SPRINGFIELD – One of my favorite books is John Steinbeck’s “The Grapes of Wrath.”
In that epic tome, farmers from across Oklahoma load up all of their earthy goods on to Model T’s and flee the Dust Bowl for California in the midst of the Great Depression.
It’s easy to see that great exodus along Route 66 as the face of migration from one state to another.
Poor folks still load up dilapidated cars with what they own and seek out opportunity.
But that isn’t the only face of migration.
When corporate executives or well-heeled retirees move, it is done with professional movers. And you can often discern who the wealthiest of these households are by the amount of furniture and other belongings they have shipped.
So what do East Coast, Midwest and West Coast states like Pennsylvania, Illinois and California have in common?
All three are high-tax states, said Joseph Henchman, a vice president at the Tax Foundation. On the other hand, Florida and Texas are much lower tax states.
“Illinois is particularly vulnerable to more out-migration because its neighbors – Wisconsin and Indiana – are busy lowering their taxes,” Henchman added.
On the other hand, the Illinois Legislature jacked up our income taxes by 67 percent back in 2011.
This has hurt folks from all economic groups. And for folks who make their living making business decisions, it has created one more incentive to leave Illinois. While it’s easy to shrug off the rich guy across town leaving, there is good reason for all of us to be concerned.

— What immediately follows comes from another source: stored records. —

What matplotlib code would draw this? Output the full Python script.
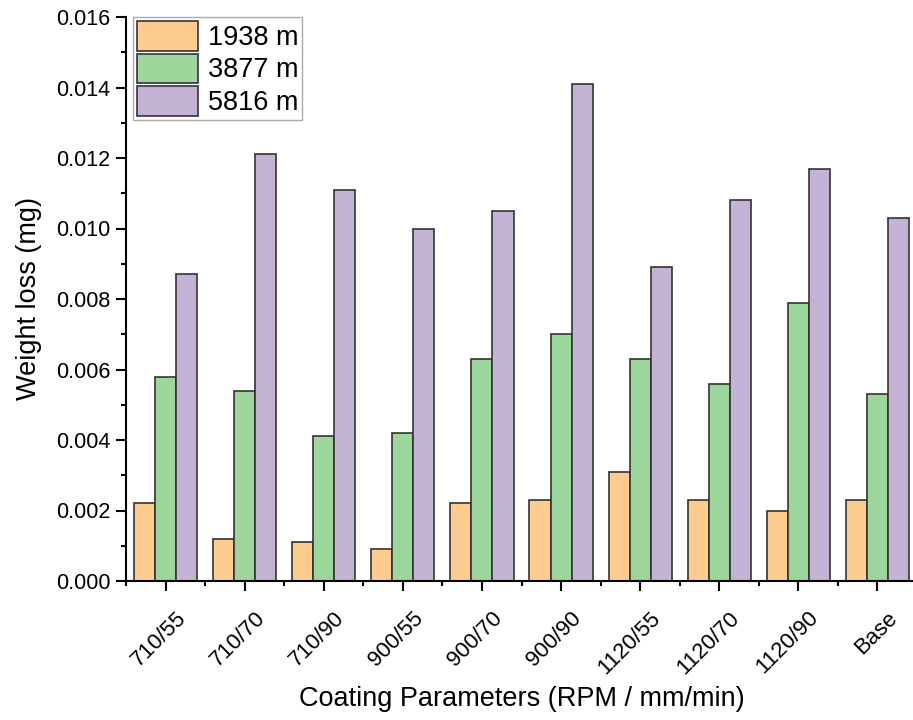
import matplotlib
matplotlib.use("Agg")
import matplotlib.pyplot as plt
import matplotlib.transforms as mtransforms
import numpy as np
from matplotlib.ticker import MultipleLocator, FixedLocator, FormatStrFormatter

plt.rcParams['font.family'] = ['Liberation Sans', 'DejaVu Sans']

categories = ["710/55", "710/70", "710/90", "900/55", "900/70",
              "900/90", "1120/55", "1120/70", "1120/90", "Base"]
loss_1938 = [0.0022, 0.0012, 0.0011, 0.0009, 0.0022, 0.0023, 0.0031, 0.0023, 0.0020, 0.0023]
loss_3877 = [0.0058, 0.0054, 0.0041, 0.0042, 0.0063, 0.0070, 0.0063, 0.0056, 0.0079, 0.0053]
loss_5816 = [0.0087, 0.0121, 0.0111, 0.0100, 0.0105, 0.0141, 0.0089, 0.0108, 0.0117, 0.0103]
series_labels = ["1938 m", "3877 m", "5816 m"]
colors = ["#FFCC8F", "#9DD69A", "#C5B3D6"]

fig = plt.figure(figsize=(9.13, 7.2), dpi=100)
ax = fig.add_axes([126 / 913, 139 / 720, 791 / 913, 564 / 720])

x = np.arange(len(categories))
w = 0.8 / 3
for i, (vals, lab, col) in enumerate(zip([loss_1938, loss_3877, loss_5816], series_labels, colors)):
    ax.bar(x + (i - 1) * w, vals, width=w, color=col, edgecolor="#333333",
           linewidth=1.2, label=lab, zorder=2)

ax.set_xlim(-0.5, 9.5)
ax.set_ylim(0, 0.016)
ax.spines['top'].set_visible(False)
ax.spines['right'].set_visible(False)
ax.spines['left'].set_linewidth(1.5)
ax.spines['bottom'].set_linewidth(1.5)

ax.yaxis.set_major_locator(MultipleLocator(0.002))
ax.yaxis.set_minor_locator(MultipleLocator(0.001))
ax.yaxis.set_major_formatter(FormatStrFormatter('%.3f'))
ax.xaxis.set_minor_locator(FixedLocator(np.arange(-0.5, 9.6, 1.0)))

ax.tick_params(axis='both', which='major', direction='out', length=7, width=1.5)
ax.tick_params(axis='both', which='minor', direction='out', length=3.5, width=1.5)
ax.tick_params(axis='y', which='major', labelsize=15.5, pad=4)
ax.tick_params(axis='x', which='major', labelsize=16, pad=5)

ax.set_xticks(x)
ax.set_xticklabels(categories, rotation=45, ha='right', rotation_mode='anchor')

# nudge the rotated category labels right and down
shift = mtransforms.ScaledTranslation(7 / 72, -7 / 72, fig.dpi_scale_trans)
for lbl in ax.get_xticklabels():
    lbl.set_transform(lbl.get_transform() + shift)

ax.set_xlabel("Coating Parameters (RPM / mm/min)", fontsize=19.5, labelpad=6)
ax.set_ylabel("Weight loss (mg)", fontsize=19.5, labelpad=10)

leg = ax.legend(loc='upper left', bbox_to_anchor=(0.009, 1.0), fontsize=19.5,
                handlelength=2.25, handleheight=1.3, labelspacing=0.1,
                handletextpad=0.35, borderpad=0.15, borderaxespad=0.0,
                fancybox=False, framealpha=1.0)
leg.get_frame().set_edgecolor("#AAAAAA")
leg.get_frame().set_linewidth(1.0)

fig.savefig("out.png", dpi=100)
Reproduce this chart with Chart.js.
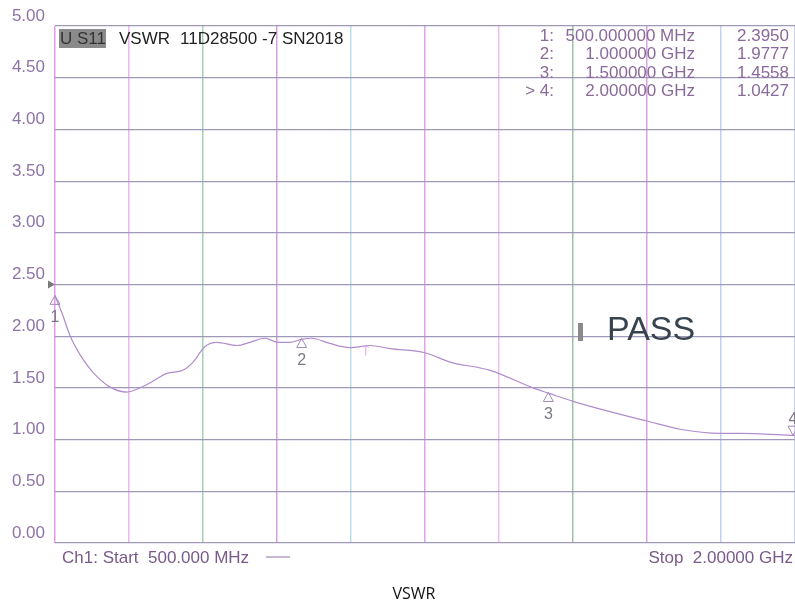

Have you ever worked for a business person poorer than yourself? Me neither.
Even those working in the public sector need to remember where taxes come from to pay for their jobs. And yet, Illinois is consistently pursuing policies that are pushing these job creators to more hospitable business climates.
And where those jobs go, poor and middle-class Illinoisans are sure to follow as well.
When successful retirees leave, they are no longer spending money in the Land of Lincoln, paying taxes here or donating to Illinois charities. And that equates to fewer jobs for the rest of us. And ultimately that is why all of us should be concerned.